[start]

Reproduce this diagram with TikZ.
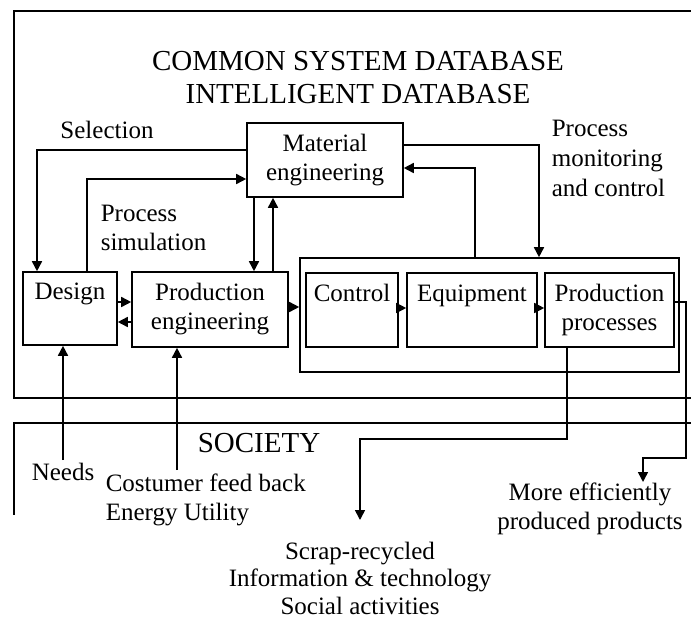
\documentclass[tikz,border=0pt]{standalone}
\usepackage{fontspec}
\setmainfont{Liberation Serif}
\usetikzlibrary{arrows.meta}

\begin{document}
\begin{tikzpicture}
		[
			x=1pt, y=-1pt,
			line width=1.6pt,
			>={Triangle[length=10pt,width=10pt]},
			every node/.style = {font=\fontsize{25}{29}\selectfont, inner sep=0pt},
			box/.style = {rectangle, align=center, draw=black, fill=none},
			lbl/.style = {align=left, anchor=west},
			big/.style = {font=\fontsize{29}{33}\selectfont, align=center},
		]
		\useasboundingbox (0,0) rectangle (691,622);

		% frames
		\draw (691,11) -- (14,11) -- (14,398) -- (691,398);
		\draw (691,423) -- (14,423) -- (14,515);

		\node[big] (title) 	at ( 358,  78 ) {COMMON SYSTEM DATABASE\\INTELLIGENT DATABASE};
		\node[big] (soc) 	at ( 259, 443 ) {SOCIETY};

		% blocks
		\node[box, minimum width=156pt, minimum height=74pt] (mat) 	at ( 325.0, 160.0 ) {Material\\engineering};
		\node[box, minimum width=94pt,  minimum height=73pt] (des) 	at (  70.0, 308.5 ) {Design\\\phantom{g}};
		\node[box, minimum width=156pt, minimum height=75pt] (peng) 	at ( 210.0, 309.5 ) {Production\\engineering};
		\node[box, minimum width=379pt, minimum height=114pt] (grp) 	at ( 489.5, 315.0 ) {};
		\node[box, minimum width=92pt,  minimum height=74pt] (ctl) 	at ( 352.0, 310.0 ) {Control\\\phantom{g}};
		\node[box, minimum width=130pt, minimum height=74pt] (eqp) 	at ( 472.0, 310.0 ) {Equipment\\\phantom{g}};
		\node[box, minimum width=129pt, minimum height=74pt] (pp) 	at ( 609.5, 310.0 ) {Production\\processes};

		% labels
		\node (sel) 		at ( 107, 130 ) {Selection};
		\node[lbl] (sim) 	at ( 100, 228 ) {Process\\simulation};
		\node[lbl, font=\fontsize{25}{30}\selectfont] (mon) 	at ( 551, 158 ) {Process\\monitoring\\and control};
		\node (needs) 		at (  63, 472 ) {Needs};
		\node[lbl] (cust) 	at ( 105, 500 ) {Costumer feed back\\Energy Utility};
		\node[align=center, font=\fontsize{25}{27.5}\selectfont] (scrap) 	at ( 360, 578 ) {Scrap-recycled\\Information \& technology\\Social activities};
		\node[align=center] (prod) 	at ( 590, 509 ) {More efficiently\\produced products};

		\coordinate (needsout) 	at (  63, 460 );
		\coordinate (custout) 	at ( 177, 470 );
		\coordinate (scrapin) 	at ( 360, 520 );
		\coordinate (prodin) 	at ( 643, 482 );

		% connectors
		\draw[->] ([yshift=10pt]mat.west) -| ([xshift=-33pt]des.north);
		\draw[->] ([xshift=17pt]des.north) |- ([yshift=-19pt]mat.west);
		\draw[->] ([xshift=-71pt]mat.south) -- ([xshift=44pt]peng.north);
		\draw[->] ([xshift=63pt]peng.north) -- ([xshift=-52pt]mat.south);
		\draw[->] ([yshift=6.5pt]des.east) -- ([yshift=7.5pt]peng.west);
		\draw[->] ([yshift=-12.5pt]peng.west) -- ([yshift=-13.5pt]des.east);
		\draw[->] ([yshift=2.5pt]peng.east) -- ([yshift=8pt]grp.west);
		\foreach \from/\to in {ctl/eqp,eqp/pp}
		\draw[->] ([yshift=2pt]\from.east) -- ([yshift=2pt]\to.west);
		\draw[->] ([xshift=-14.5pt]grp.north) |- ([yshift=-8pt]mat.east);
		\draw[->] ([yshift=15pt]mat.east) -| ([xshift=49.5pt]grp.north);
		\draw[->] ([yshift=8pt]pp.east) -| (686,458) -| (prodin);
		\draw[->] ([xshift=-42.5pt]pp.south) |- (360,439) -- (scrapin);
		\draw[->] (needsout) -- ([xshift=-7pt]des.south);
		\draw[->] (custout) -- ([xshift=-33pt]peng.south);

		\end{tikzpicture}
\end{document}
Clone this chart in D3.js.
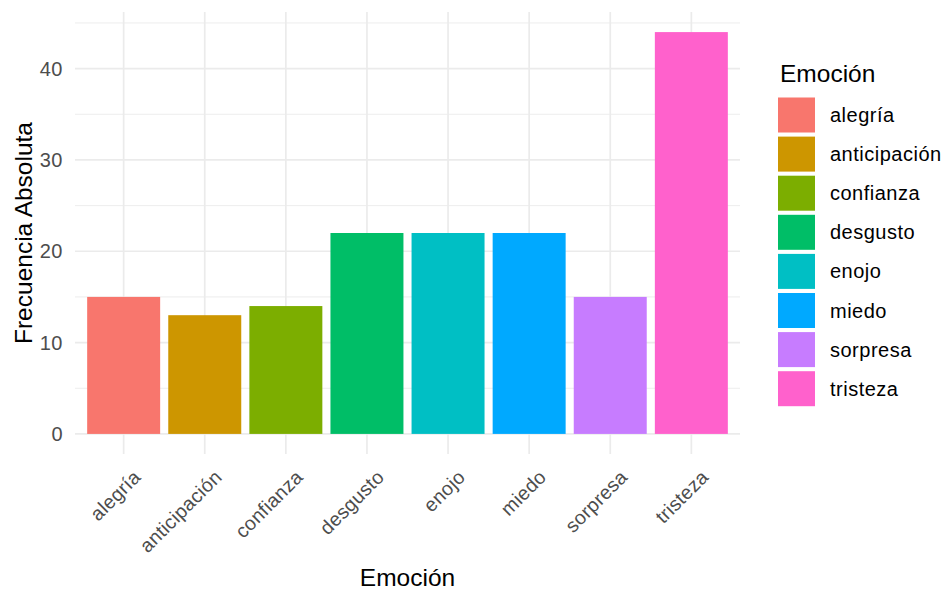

[end]

▸ STATED GOAL
Skip the pictures and quote each line of the entries above, from the first through the line with "( 259, 443 )", exactly as it appears.

▸ RIGHT ANSWER
Reproduce this diagram with TikZ.
\documentclass[tikz,border=0pt]{standalone}
\usepackage{fontspec}
\setmainfont{Liberation Serif}
\usetikzlibrary{arrows.meta}

\begin{document}
\begin{tikzpicture}
		[
			x=1pt, y=-1pt,
			line width=1.6pt,
			>={Triangle[length=10pt,width=10pt]},
			every node/.style = {font=\fontsize{25}{29}\selectfont, inner sep=0pt},
			box/.style = {rectangle, align=center, draw=black, fill=none},
			lbl/.style = {align=left, anchor=west},
			big/.style = {font=\fontsize{29}{33}\selectfont, align=center},
		]
		\useasboundingbox (0,0) rectangle (691,622);

		% frames
		\draw (691,11) -- (14,11) -- (14,398) -- (691,398);
		\draw (691,423) -- (14,423) -- (14,515);

		\node[big] (title) 	at ( 358,  78 ) {COMMON SYSTEM DATABASE\\INTELLIGENT DATABASE};
		\node[big] (soc) 	at ( 259, 443 ) {SOCIETY};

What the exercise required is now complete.